National Interest Shown in Watershed Mapping Tool

Stories of Progress in Achieving Healthy Waters

U.S. EPA Region 3 Water Protection Division

Annapolis, Maryland • December 10, 2015

The Watershed Resources Registry (WRR) Exit – catching on across the nation – helps target protections in specific watersheds using layers of data and information entered by state and federal agencies into a Geographic Information System (GIS) program.

The GIS tool ranks sites from one to five stars and lets decision-makers zero in on the best opportunities for protecting, restoring and conserving watershed lands, and improving stormwater management.

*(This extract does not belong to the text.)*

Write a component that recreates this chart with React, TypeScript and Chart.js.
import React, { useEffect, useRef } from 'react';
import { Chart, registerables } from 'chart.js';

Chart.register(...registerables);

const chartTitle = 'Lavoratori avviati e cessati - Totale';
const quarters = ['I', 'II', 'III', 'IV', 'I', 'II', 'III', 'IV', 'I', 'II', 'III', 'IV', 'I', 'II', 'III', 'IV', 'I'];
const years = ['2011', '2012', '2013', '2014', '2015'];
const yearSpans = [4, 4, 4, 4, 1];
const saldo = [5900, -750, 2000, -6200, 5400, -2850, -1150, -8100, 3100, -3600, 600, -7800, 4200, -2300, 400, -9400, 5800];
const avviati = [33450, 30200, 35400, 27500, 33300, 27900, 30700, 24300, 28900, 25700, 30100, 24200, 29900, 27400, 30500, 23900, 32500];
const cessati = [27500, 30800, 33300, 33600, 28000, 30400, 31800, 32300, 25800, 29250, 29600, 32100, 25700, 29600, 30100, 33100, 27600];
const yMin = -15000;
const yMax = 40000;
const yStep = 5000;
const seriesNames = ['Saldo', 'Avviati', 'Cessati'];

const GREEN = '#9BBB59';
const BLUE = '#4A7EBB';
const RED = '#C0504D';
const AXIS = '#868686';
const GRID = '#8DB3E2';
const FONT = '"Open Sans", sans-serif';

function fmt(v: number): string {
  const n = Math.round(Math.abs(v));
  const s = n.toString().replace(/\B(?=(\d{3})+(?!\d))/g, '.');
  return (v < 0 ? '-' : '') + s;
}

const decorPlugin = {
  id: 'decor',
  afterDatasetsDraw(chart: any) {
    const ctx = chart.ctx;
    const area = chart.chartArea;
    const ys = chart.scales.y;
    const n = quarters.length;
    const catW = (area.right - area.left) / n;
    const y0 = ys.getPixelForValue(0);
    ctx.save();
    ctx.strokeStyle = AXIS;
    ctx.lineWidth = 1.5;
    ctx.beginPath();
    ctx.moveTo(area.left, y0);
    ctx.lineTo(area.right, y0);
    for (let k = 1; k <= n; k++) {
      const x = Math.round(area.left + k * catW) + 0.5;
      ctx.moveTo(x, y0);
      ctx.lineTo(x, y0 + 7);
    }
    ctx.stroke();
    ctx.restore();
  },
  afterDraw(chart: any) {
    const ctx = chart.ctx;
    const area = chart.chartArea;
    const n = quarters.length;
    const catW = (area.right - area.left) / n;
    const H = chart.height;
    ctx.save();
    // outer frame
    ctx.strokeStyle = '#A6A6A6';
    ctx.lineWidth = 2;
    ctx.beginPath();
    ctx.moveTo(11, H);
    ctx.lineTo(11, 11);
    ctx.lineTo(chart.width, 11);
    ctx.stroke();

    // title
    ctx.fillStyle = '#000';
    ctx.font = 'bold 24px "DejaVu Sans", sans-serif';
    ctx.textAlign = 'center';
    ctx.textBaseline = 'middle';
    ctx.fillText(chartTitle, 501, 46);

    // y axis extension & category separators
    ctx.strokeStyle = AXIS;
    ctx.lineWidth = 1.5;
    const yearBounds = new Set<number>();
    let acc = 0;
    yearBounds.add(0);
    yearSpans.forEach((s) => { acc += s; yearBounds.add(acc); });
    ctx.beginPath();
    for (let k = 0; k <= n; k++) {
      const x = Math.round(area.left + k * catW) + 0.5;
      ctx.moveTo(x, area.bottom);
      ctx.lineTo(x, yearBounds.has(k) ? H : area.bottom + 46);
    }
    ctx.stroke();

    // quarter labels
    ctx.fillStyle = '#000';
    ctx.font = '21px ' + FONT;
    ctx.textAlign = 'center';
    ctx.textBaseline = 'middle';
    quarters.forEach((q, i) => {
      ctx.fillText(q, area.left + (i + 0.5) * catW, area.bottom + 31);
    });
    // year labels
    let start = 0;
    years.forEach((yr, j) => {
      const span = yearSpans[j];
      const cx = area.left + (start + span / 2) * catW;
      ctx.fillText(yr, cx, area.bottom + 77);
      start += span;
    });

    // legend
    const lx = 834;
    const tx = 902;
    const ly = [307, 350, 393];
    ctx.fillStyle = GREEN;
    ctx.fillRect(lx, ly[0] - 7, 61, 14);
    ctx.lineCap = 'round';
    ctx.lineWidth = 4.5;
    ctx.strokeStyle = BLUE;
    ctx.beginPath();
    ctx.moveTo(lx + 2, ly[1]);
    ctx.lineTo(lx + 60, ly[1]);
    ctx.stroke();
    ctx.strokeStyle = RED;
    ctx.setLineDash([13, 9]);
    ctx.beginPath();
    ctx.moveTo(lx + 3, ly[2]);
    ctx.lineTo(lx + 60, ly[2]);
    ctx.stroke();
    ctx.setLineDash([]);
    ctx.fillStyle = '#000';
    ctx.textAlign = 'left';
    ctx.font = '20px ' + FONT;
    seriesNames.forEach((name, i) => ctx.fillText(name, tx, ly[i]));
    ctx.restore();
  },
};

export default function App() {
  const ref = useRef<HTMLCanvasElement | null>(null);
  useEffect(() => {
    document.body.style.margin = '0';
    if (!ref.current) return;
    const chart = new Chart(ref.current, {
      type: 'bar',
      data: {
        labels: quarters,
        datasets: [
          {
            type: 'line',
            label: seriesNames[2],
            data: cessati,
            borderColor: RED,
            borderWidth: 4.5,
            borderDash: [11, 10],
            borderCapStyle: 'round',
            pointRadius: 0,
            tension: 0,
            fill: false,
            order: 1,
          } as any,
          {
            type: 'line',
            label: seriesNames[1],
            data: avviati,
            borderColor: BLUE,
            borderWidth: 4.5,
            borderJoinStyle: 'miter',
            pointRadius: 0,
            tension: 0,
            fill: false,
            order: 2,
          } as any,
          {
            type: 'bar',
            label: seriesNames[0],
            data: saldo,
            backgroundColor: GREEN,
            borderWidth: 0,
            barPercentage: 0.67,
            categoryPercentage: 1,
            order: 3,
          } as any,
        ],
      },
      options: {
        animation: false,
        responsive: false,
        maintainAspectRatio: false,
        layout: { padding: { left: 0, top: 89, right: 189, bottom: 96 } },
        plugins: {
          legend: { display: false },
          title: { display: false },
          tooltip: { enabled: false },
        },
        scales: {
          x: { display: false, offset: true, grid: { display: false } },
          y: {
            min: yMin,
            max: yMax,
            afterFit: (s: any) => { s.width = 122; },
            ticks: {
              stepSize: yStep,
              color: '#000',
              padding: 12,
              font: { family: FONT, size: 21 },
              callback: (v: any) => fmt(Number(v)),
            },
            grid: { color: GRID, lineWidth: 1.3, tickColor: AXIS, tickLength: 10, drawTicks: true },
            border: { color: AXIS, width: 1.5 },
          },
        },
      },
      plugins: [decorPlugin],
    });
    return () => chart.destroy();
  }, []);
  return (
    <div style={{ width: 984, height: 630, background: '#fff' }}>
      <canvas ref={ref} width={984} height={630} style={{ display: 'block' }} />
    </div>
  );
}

The registry includes a variety of data sets, from soil type, land cover and flood plains to impaired and high quality streams, protected lands and wetlands inventories. It allows users to identify candidate locations, assess and compare potential projects and their environmental impacts, and export data and print site maps for field visits.

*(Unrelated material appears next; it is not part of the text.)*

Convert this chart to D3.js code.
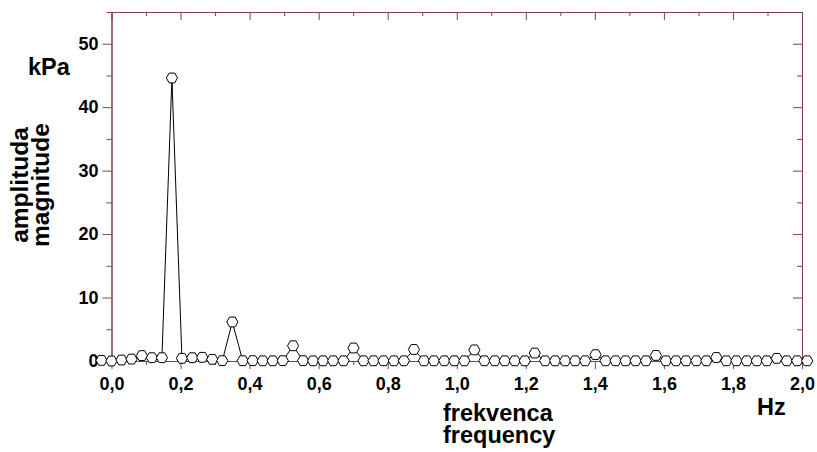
<!DOCTYPE html>
<html>
<head>
<meta charset="utf-8">
<script src="https://cdn.jsdelivr.net/npm/d3@7"></script>
<style>
  html, body { margin: 0; padding: 0; background: #fff; }
  svg { display: block; }
  text { font-family: "Liberation Sans", Arial, sans-serif; font-weight: bold; fill: #000; }
</style>
</head>
<body>
<svg id="chart" width="817" height="452"></svg>
<script>
// ---- data ----
const frequency = [
  -0.029, 0.000, 0.029, 0.058, 0.088, 0.117, 0.146, 0.175, 0.204, 0.234,
  0.263, 0.292, 0.321, 0.350, 0.380, 0.409, 0.438, 0.467, 0.496, 0.526,
  0.555, 0.584, 0.613, 0.642, 0.672, 0.701, 0.730, 0.759, 0.788, 0.818,
  0.847, 0.876, 0.905, 0.934, 0.964, 0.993, 1.022, 1.051, 1.080, 1.110,
  1.139, 1.168, 1.197, 1.226, 1.256, 1.285, 1.314, 1.343, 1.372, 1.402,
  1.431, 1.460, 1.489, 1.518, 1.548, 1.577, 1.606, 1.635, 1.664, 1.694,
  1.723, 1.752, 1.781, 1.810, 1.840, 1.869, 1.898, 1.927, 1.956, 1.986,
  2.015
];
const amplitude = [
  0.10, 0.00, 0.16, 0.30, 0.85, 0.52, 0.52, 44.6, 0.42, 0.52,
  0.58, 0.26, 0.05, 6.15, 0.05, 0.05, 0.03, 0.03, 0.05, 2.40,
  0.05, 0.03, 0.03, 0.03, 0.03, 2.05, 0.03, 0.03, 0.03, 0.03,
  0.03, 1.82, 0.03, 0.03, 0.03, 0.03, 0.03, 1.75, 0.03, 0.03,
  0.03, 0.03, 0.03, 1.25, 0.03, 0.03, 0.03, 0.03, 0.03, 1.00,
  0.03, 0.03, 0.03, 0.03, 0.03, 0.88, 0.03, 0.03, 0.03, 0.03,
  0.03, 0.55, 0.03, 0.03, 0.03, 0.03, 0.03, 0.42, 0.03, 0.03,
  0.03
];
const xMajorTicks = [0, 0.2, 0.4, 0.6, 0.8, 1.0, 1.2, 1.4, 1.6, 1.8, 2.0];
const xMinorTicks = [0.1, 0.3, 0.5, 0.7, 0.9, 1.1, 1.3, 1.5, 1.7, 1.9];
const yMajorTicks = [0, 10, 20, 30, 40, 50];
const yMinorTicks = [5, 15, 25, 35, 45, 55];
const yTitleLines = ["amplituda", "magnitude"];
const xTitleLines = ["frekvenca", "frequency"];
const yUnit = "kPa";
const xUnit = "Hz";

// ---- layout ----
const svg = d3.select("#chart");
const plotL = 111.5, plotR = 802, plotT = 12, plotB = 361;
const axisColor = "#804040";

const x = d3.scaleLinear().domain([0, 2]).range([plotL, plotR]);
const y = d3.scaleLinear().domain([0, 55]).range([plotB, plotT]);

const fmtX = d => d3.format(".1f")(d).replace(".", ",");

function styleAxis(g) {
  g.selectAll("path.domain").attr("stroke", axisColor).attr("stroke-width", 1);
  g.selectAll(".tick line").attr("stroke", axisColor).attr("stroke-width", 1);
  g.selectAll(".tick text")
    .attr("fill", "#000")
    .style("font-family", '"Liberation Sans", Arial, sans-serif')
    .style("font-weight", "bold")
    .style("font-size", "18px");
}

// bottom axis
svg.append("g").attr("transform", `translate(0,${plotB})`)
  .call(d3.axisBottom(x).tickValues(xMajorTicks).tickSize(8).tickSizeOuter(0).tickPadding(8).tickFormat(fmtX))
  .call(styleAxis);
svg.append("g").attr("transform", `translate(0,${plotB})`)
  .call(d3.axisBottom(x).tickValues(xMinorTicks).tickSize(4).tickSizeOuter(0).tickFormat(""))
  .call(styleAxis);
// top axis (ticks inward)
svg.append("g").attr("transform", `translate(0,${plotT})`)
  .call(d3.axisBottom(x).tickValues(xMajorTicks).tickSize(8).tickSizeOuter(0).tickFormat(""))
  .call(styleAxis);
svg.append("g").attr("transform", `translate(0,${plotT})`)
  .call(d3.axisBottom(x).tickValues(xMinorTicks).tickSize(4).tickSizeOuter(0).tickFormat(""))
  .call(styleAxis);
// left axis
svg.append("g").attr("transform", `translate(${plotL},0)`)
  .call(d3.axisLeft(y).tickValues(yMajorTicks).tickSize(9).tickSizeOuter(0).tickPadding(4).tickFormat(d3.format("d")))
  .call(styleAxis);
svg.append("g").attr("transform", `translate(${plotL},0)`)
  .call(d3.axisLeft(y).tickValues(yMinorTicks).tickSize(5).tickSizeOuter(0).tickFormat(""))
  .call(styleAxis);
// right axis (ticks inward)
svg.append("g").attr("transform", `translate(${plotR},0)`)
  .call(d3.axisLeft(y).tickValues(yMajorTicks).tickSize(9).tickSizeOuter(0).tickFormat(""))
  .call(styleAxis);
svg.append("g").attr("transform", `translate(${plotR},0)`)
  .call(d3.axisLeft(y).tickValues(yMinorTicks).tickSize(5).tickSizeOuter(0).tickFormat(""))
  .call(styleAxis);

// ---- series ----
const pts = frequency.map((f, i) => ({ f, a: amplitude[i] }));
const line = d3.line().x(d => x(d.f)).y(d => y(d.a));
svg.append("path").datum(pts)
  .attr("d", line)
  .attr("fill", "none")
  .attr("stroke", "#000")
  .attr("stroke-width", 1);

const hex = "M-5.6,0L-2.8,-4.9L2.8,-4.9L5.6,0L2.8,4.9L-2.8,4.9Z";
svg.append("g").selectAll("path").data(pts).join("path")
  .attr("d", hex)
  .attr("transform", d => `translate(${x(d.f)},${y(d.a)})`)
  .attr("fill", "#fff")
  .attr("stroke", "#000")
  .attr("stroke-width", 1);

// ---- titles ----
svg.append("text").attr("x", 28).attr("y", 75).style("font-size", "23.5px").text(yUnit);
svg.append("text").attr("x", 757).attr("y", 415).style("font-size", "23.5px").text(xUnit);

xTitleLines.forEach((t, i) => {
  svg.append("text").attr("x", 443).attr("y", 421 + i * 22)
    .style("font-size", "23.5px").text(t);
});
yTitleLines.forEach((t, i) => {
  svg.append("text")
    .attr("transform", `translate(${28 + i * 21},185) rotate(-90)`)
    .attr("text-anchor", "middle")
    .style("font-size", "24.5px").text(t);
});
</script>
</body>
</html>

The Maryland State Highway Administration is using the WRR to help find appropriate sites for projects to meet Chesapeake Bay Total Maximum Daily Load “pollution budget” requirements.

The Maryland Department of the Environment incorporates the WRR in a framework for prioritizing wetlands sites to be restored or preserved with funds paid by permittees whose actions unavoidably disturb other wetlands – the “in lieu fee” program. The tool is also used to target mitigation sites for Clean Water Act Section 404 wetlands-related projects.

The benefits of the WRR are being recognized around the region – even across the country. WPD’s Office of State and Watershed Partnerships is working with Pennsylvania and Delaware to establish a WRR in those states. Initial meetings also have been held with the District of Columbia and Virginia, and more than 14 states outside the region have expressed interest in the tool. A national WRR webinar was held in December 2015.

A product of the Green Highways Partnership Exit, the WRR was developed through interagency collaboration to move mitigation, protection and conservation efforts away from a single-program approach toward an integrated, watershed view that meets multiple environmental program goals. Recognized as a best practice by EPA’s Office of Water, the WRR is available to the public through a web app Exit.